A majority of Americans -- 51 percent -- now want foreign aid to Egypt to be cut off, according to a new poll from the Pew Research Center.
The poll also finds significant unhappiness with President Obama's response to the increasing unrest and violence in Egypt -- a reflection of the tough path forward for the administration as the Egyptian government and protesters continue to clash.
The poll asked respondents whether the United States should cut off funding to apply pressure to the Egyptian government or continue military aid to have an influence on what happens there. Fifty-one percent chose cutting off aid, 26 percent chose continuing aid, and 23 percent said they didn't know.
Thirteen senators voted to cut off Egypt's aid last month when Sen. Rand Paul (R-Ky.) forced a vote on the issue.
But the idea has been catching on since hundreds have been killed in Egypt over the past week. New supporters of cutting off aid include Senate Armed Services Committee members John McCain (R-Ariz.), Kelly Ayotte (R-N.H.) and Jack Reed (D-R.I.).

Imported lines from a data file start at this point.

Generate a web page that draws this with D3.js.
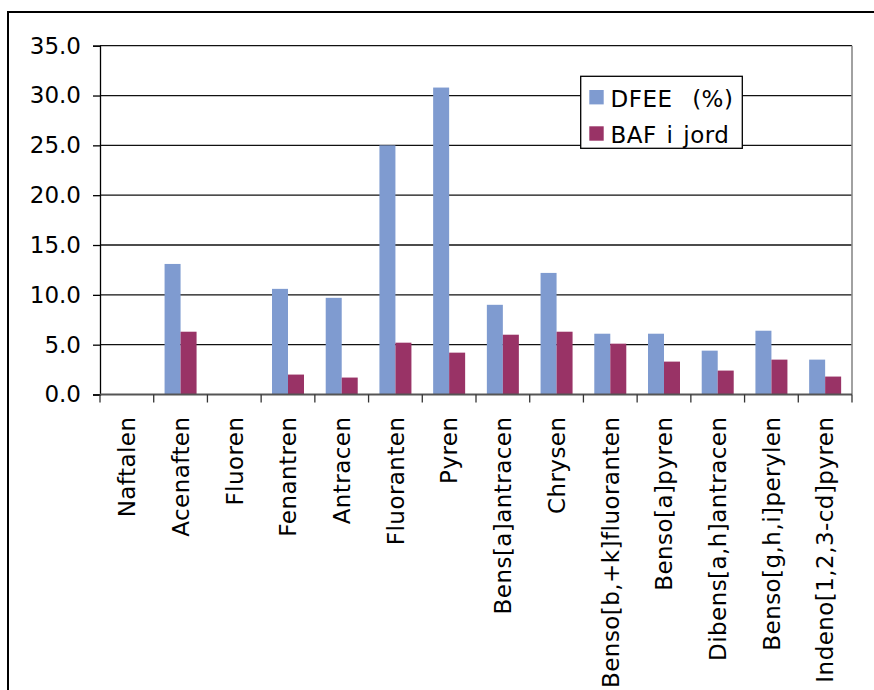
<!DOCTYPE html>
<html>
<head>
<meta charset="utf-8">
<script src="https://cdn.jsdelivr.net/npm/d3@7"></script>
<style>
  html, body { margin: 0; padding: 0; background: #fff; }
  svg { display: block; }
  text { font-family: "DejaVu Sans", Verdana, sans-serif; fill: #000; }
</style>
</head>
<body>
<svg id="chart" width="874" height="690"></svg>
<script>
// PAH compounds along the x axis
const categories = [
  "Naftalen", "Acenaften", "Fluoren", "Fenantren", "Antracen", "Fluoranten",
  "Pyren", "Bens[a]antracen", "Chrysen", "Benso[b,+k]fluoranten",
  "Benso[a]pyren", "Dibens[a,h]antracen", "Benso[g,h,i]perylen",
  "Indeno[1,2,3-cd]pyren"
];
// DFEE (%) per compound
const dfee = [0, 13.1, 0, 10.6, 9.7, 25.0, 30.8, 9.0, 12.2, 6.1, 6.1, 4.4, 6.4, 3.5];
// BAF in soil per compound
const baf = [0, 6.3, 0, 2.0, 1.7, 5.2, 4.2, 6.0, 6.3, 5.1, 3.3, 2.4, 3.5, 1.8];

const seriesNames = ["DFEE  (%)", "BAF i jord"];
const seriesColors = ["#7f9bd0", "#993366"];
const yTicks = [0, 5, 10, 15, 20, 25, 30, 35];

const svg = d3.select("#chart");
const fontSize = 23;

// outer frame of the chart object
svg.append("rect")
  .attr("x", 8).attr("y", 12)
  .attr("width", 900).attr("height", 900)
  .attr("fill", "none").attr("stroke", "#000").attr("stroke-width", 2);

const plot = { left: 100, right: 852, top: 45.7, bottom: 394.5 };

const x = d3.scaleBand()
  .domain(categories)
  .range([plot.left, plot.right])
  .paddingInner(0).paddingOuter(0);

const y = d3.scaleLinear().domain([0, 35]).range([plot.bottom, plot.top]);

const barW = 16;

// horizontal gridlines
svg.append("g")
  .selectAll("line")
  .data(yTicks.filter(d => d > 0))
  .join("line")
  .attr("x1", plot.left).attr("x2", plot.right)
  .attr("y1", d => y(d)).attr("y2", d => y(d))
  .attr("stroke", "#111").attr("stroke-width", 1.3);

// right border of the plot area
svg.append("line")
  .attr("x1", plot.right).attr("x2", plot.right)
  .attr("y1", plot.top).attr("y2", plot.bottom)
  .attr("stroke", "#8a8a8a").attr("stroke-width", 1.6);

// bars
const series = [dfee, baf];
series.forEach((vals, si) => {
  svg.append("g")
    .selectAll("rect")
    .data(vals.map((v, i) => ({ cat: categories[i], v })))
    .join("rect")
    .attr("x", d => x(d.cat) + x.bandwidth() / 2 - barW + si * barW)
    .attr("width", barW)
    .attr("y", d => y(d.v))
    .attr("height", d => y(0) - y(d.v))
    .attr("fill", seriesColors[si]);
});

// y axis
const yAxis = d3.axisLeft(y)
  .tickValues(yTicks)
  .tickFormat(d3.format(".1f"))
  .tickSize(7)
  .tickPadding(12);
const gy = svg.append("g")
  .attr("transform", `translate(${plot.left},0)`)
  .call(yAxis);
gy.select(".domain").attr("stroke", "#000").attr("stroke-width", 1.3);
gy.selectAll(".tick line").attr("stroke", "#000").attr("stroke-width", 1.3);
gy.selectAll(".tick text")
  .style("font-size", fontSize + "px")
  .style("font-family", '"DejaVu Sans", Verdana, sans-serif')
  .attr("fill", "#000");

// x axis with ticks at category boundaries
const xAxisG = svg.append("g").attr("transform", `translate(0,${plot.bottom})`);
xAxisG.append("line")
  .attr("x1", plot.left).attr("x2", plot.right)
  .attr("stroke", "#555").attr("stroke-width", 2);
const bounds = categories.map(c => x(c)).concat([plot.right]);
xAxisG.selectAll(".xt")
  .data(bounds)
  .join("line")
  .attr("class", "xt")
  .attr("x1", d => d).attr("x2", d => d)
  .attr("y1", 0).attr("y2", 8)
  .attr("stroke", "#333").attr("stroke-width", 1.3);

// rotated category labels
xAxisG.selectAll(".xl")
  .data(categories)
  .join("text")
  .attr("class", "xl")
  .attr("transform", d => `translate(${x(d) + x.bandwidth() / 2},22) rotate(-90)`)
  .attr("text-anchor", "end")
  .attr("dy", "0.36em")
  .style("font-size", fontSize + "px")
  .style("letter-spacing", "0.45px")
  .text(d => d);

// legend
const lg = svg.append("g");
lg.append("rect")
  .attr("x", 580.7).attr("y", 76.3)
  .attr("width", 161.6).attr("height", 72)
  .attr("fill", "#fff").attr("stroke", "#000").attr("stroke-width", 1.3);
seriesNames.forEach((name, i) => {
  const yy = 90 + i * 36.3;
  lg.append("rect")
    .attr("x", 589.3).attr("y", yy)
    .attr("width", 14.4).attr("height", 14.4)
    .attr("fill", seriesColors[i]);
  lg.append("text")
    .attr("x", 610.5).attr("y", yy + 16.6)
    .style("font-size", fontSize + "px")
    .style("white-space", "pre")
    .style("letter-spacing", "0.5px")
    .style("word-spacing", "2px")
    .text(name);
});
</script>
</body>
</html>
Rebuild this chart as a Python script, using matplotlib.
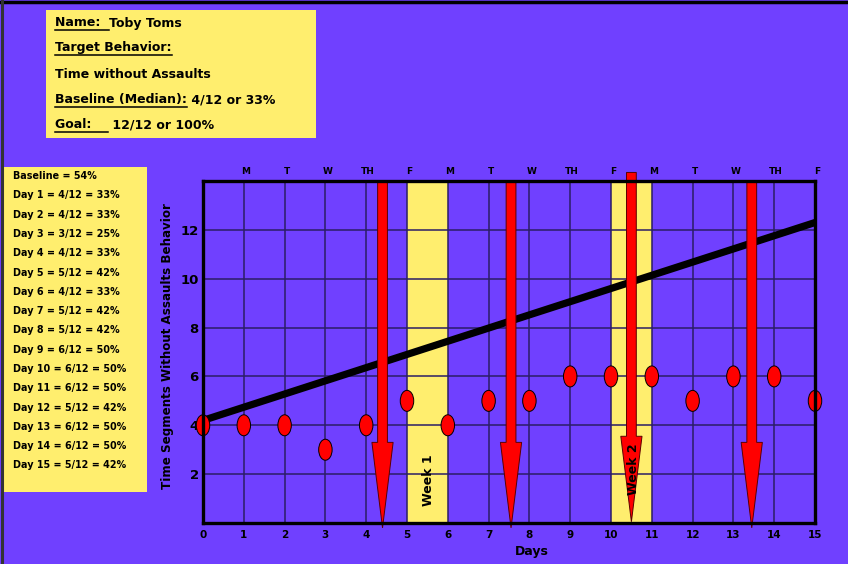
import matplotlib
matplotlib.use("Agg")
import matplotlib.pyplot as plt
from matplotlib.patches import Ellipse, Rectangle, Polygon
from matplotlib.lines import Line2D
from matplotlib.transforms import blended_transform_factory

# ---- data -------------------------------------------------------------
days = list(range(0, 16))
segments = [4, 4, 4, 3, 4, 5, 4, 5, 5, 6, 6, 6, 5, 6, 6, 5]   # day 0 = baseline median
total_segments = 12
weekday_labels = ["M", "T", "W", "TH", "F", "M", "T", "W", "TH", "F",
                  "M", "T", "W", "TH", "F"]
weekday_positions = list(range(1, 16))

band_starts = [5, 10]
band_ends = [6, 11]
band_labels = ["Week 1", "Week 2"]
band_label_x = [5.52, 10.56]
band_label_y = [1.75, 2.2]

aim_x = [0, 15]
aim_y = [4.2, 12.3]

arrow_x = [4.4, 7.55, 10.5, 13.45]
arrow_top = [14.0, 14.0, 14.35, 14.0]
arrow_tip = [-0.2, -0.2, 0.05, -0.2]

baseline_pct = 54
student = "Toby Toms"
behavior = "Time without Assaults"
baseline_text = "4/12 or 33%"
goal_text = "12/12 or 100%"

y_ticks = [2, 4, 6, 8, 10, 12]

# ---- style ------------------------------------------------------------
PURPLE = "#7040FF"
YELLOW = "#FFEE6E"
RED = "#FF0000"
GRID = "#2B1E66"
FONT = "DejaVu Sans"

W, H = 848, 564
fig = plt.figure(figsize=(W / 100, H / 100), dpi=100, facecolor=PURPLE)

def fx(px):
    return px / W

def fy(py):
    return 1 - py / H

ax = fig.add_axes([fx(203), fy(523), fx(815) - fx(203), fy(181) - fy(523)])
ax.set_facecolor(PURPLE)
ax.set_xlim(0, 15)
ax.set_ylim(0, 14)

# week bands
for s, e in zip(band_starts, band_ends):
    ax.axvspan(s, e, color=YELLOW, zorder=0.5, lw=0)

# grid
for xv in range(1, 15):
    ax.axvline(xv, color=GRID, lw=1.1, zorder=1)
for yv in range(2, 14, 2):
    ax.axhline(yv, color=GRID, lw=1.1, zorder=1)

for sp in ax.spines.values():
    sp.set_linewidth(2.4)
    sp.set_color("black")
    sp.set_zorder(6)

ax.set_xticks(days)
ax.set_xticklabels([str(d) for d in days], fontsize=7.5, fontweight="bold",
                   family=FONT)
ax.set_yticks(y_ticks)
ax.set_yticklabels([str(v) for v in y_ticks], fontsize=9.5, fontweight="bold",
                   family=FONT)
ax.tick_params(length=0)
ax.tick_params(axis="y", pad=3)
ax.tick_params(axis="x", pad=5)

# weekday labels along the top
top_tr = blended_transform_factory(ax.transData, ax.transAxes)
for xv, lab in zip(weekday_positions, weekday_labels):
    ax.text(xv + 0.05, 1.015, lab, transform=top_tr, ha="center", va="bottom",
            fontsize=6.5, fontweight="bold", family=FONT)

# aim line
ax.plot(aim_x, aim_y, color="black", lw=5.2, solid_capstyle="butt", zorder=3)

# data points as tall ellipses
for d, v in zip(days, segments):
    ax.add_patch(Ellipse((d, v), 0.33, 0.86, facecolor=RED, edgecolor="black",
                         lw=0.7, zorder=4, clip_on=False))

# red arrows
shaft_w = 0.24
head_w = 0.52
head_len = 3.5
for xa, top, tip in zip(arrow_x, arrow_top, arrow_tip):
    hs = tip + head_len
    pts = [(xa - shaft_w / 2, top), (xa + shaft_w / 2, top),
           (xa + shaft_w / 2, hs), (xa + head_w / 2, hs), (xa, tip),
           (xa - head_w / 2, hs), (xa - shaft_w / 2, hs)]
    ax.add_patch(Polygon(pts, closed=True, facecolor=RED, edgecolor="#5a0000",
                         lw=0.7, zorder=5, clip_on=False))

# week labels
for lx, ly, lab in zip(band_label_x, band_label_y, band_labels):
    ax.text(lx, ly, lab, rotation=90, ha="center", va="center", fontsize=9,
            fontweight="bold", family=FONT, zorder=7)

# axis titles
fig.text(fx(532), fy(551), "Days", ha="center", va="center", fontsize=9,
         fontweight="bold", family=FONT)
fig.text(fx(168), fy(346), "Time Segments Without Assaults Behavior",
         rotation=90, ha="center", va="center", fontsize=8.6,
         fontweight="bold", family=FONT)

# ---- information boxes -------------------------------------------------
fig.patches.append(Rectangle((fx(46), fy(138)), fx(316) - fx(46),
                             fy(10) - fy(138), transform=fig.transFigure,
                             facecolor=YELLOW, edgecolor="none", zorder=1))
fig.patches.append(Rectangle((fx(3), fy(492)), fx(147) - fx(3),
                             fy(167) - fy(492), transform=fig.transFigure,
                             facecolor=YELLOW, edgecolor="none", zorder=1))

# frame lines at the top and left of the sheet
fig.add_artist(Line2D([0, 1], [fy(1.5), fy(1.5)], transform=fig.transFigure,
                      color="black", lw=2.5))
fig.add_artist(Line2D([fx(1.5), fx(1.5)], [0, 1], transform=fig.transFigure,
                      color="#333333", lw=2.2))

info_lines = [
    ("Name: ", student),
    ("Target Behavior:", ""),
    ("", behavior),
    ("Baseline (Median):", " " + baseline_text),
    ("Goal:  ", " " + goal_text),
]
info_y = [23, 48, 74, 100, 125]

fig.canvas.draw()
renderer = fig.canvas.get_renderer()
for (under, rest), py in zip(info_lines, info_y):
    x0 = 55
    if under:
        t = fig.text(fx(x0), fy(py), under, ha="left", va="center",
                     fontsize=9, fontweight="bold", family=FONT, zorder=3)
        bb = t.get_window_extent(renderer)
        x1 = bb.x1
        if under.endswith(" "):
            x1 += 4 * (len(under) - len(under.rstrip()))
        yline = bb.y0 - 0.5
        fig.add_artist(Line2D([bb.x0 / W, x1 / W], [yline / H, yline / H],
                              transform=fig.transFigure, color="black",
                              lw=1.1, zorder=3))
        x0 = x1
    if rest:
        fig.text(x0 / W, fy(py), rest, ha="left", va="center", fontsize=9,
                 fontweight="bold", family=FONT, zorder=3)

summary = [f"Baseline = {baseline_pct}%"]
for d, v in zip(days[1:], segments[1:]):
    pct = round(v / total_segments * 100)
    summary.append(f"Day {d} = {v}/{total_segments} = {pct}%")
for i, line in enumerate(summary):
    fig.text(fx(13), fy(176 + i * 19.3), line, ha="left", va="center",
             fontsize=6.9, fontweight="bold", family=FONT, zorder=3)

fig.savefig("out.png", dpi=100, facecolor=PURPLE)
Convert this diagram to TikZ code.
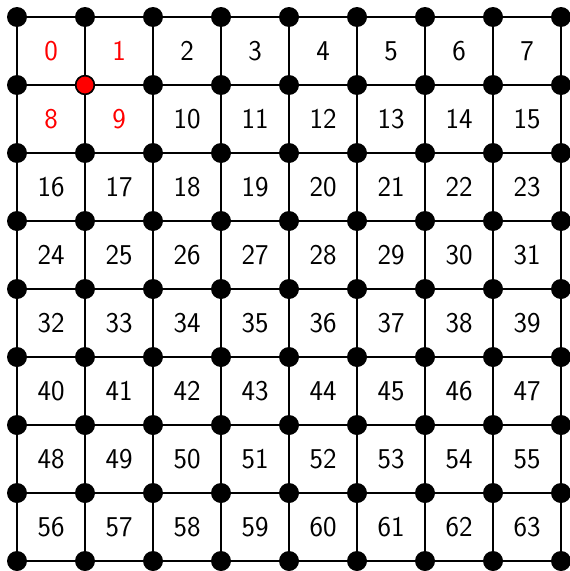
\documentclass[tikz,border=0pt]{standalone}
\begin{document}
\begin{tikzpicture}[x=0.75pt,y=-0.75pt,
  gridline/.style={line width=1.6pt,black},
  vdot/.style={circle,fill=black,inner sep=0pt,minimum size=15pt},
  rdot/.style={circle,fill=red,draw=black,line width=1.2pt,inner sep=0pt,minimum size=14pt},
  lbl/.style={font=\fontsize{21.5}{25}\selectfont\sffamily,text=black},
  rlbl/.style={font=\fontsize{21.5}{25}\selectfont\sffamily,text=red}]
\useasboundingbox (0,0) rectangle (570,571);
\foreach \i in {0,...,8}{
  \draw[gridline] (17+68*\i,17) -- (17+68*\i,561);
  \draw[gridline] (17,17+68*\i) -- (561,17+68*\i);
}
\foreach \r in {0,...,7}{
  \foreach \c in {0,...,7}{
    \pgfmathtruncatemacro{\n}{8*\r+\c}
    \ifnum\n=0 \def\sty{rlbl}\else\ifnum\n=1 \def\sty{rlbl}\else\ifnum\n=8 \def\sty{rlbl}\else\ifnum\n=9 \def\sty{rlbl}\else\def\sty{lbl}\fi\fi\fi\fi
    \node[\sty] (c\n) at (51+68*\c,51+68*\r) {\n};
  }
}
\foreach \r in {0,...,8}{
  \foreach \c in {0,...,8}{
    \node[vdot] (v\r-\c) at (17+68*\c,17+68*\r) {};
  }
}
\node[rdot] (red) at (85,85) {};
\end{tikzpicture}
\end{document}
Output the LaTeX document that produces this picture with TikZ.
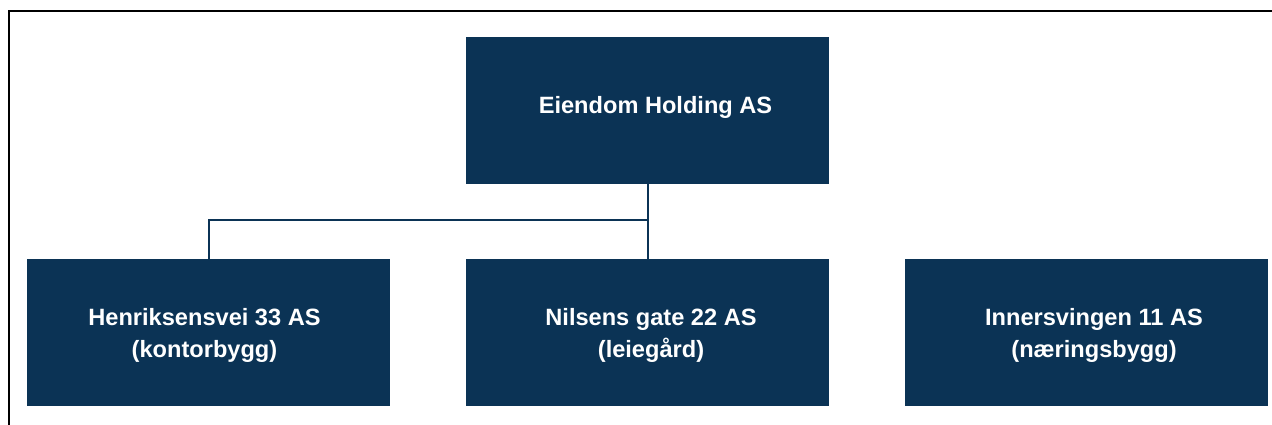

Obama doesn't have a whole lot of supporters for his approach to the crisis so far. Half of Americans -- 50 percent -- say he's not being tough enough on Egypt, while 12 percent say he is being tough enough and 6 percent say he's being too tough. Another 32 percent offered no opinion.
In other words, just 12 percent say Obama has handled the situation in Egypt well, while 56 percent found fault with him, and the rest had no opinion.
Despite the poll numbers, very few Americans are following the situation closely -- just 22 percent. That suggests that while people express opinions about the situation, they may not be very strong or set in stone.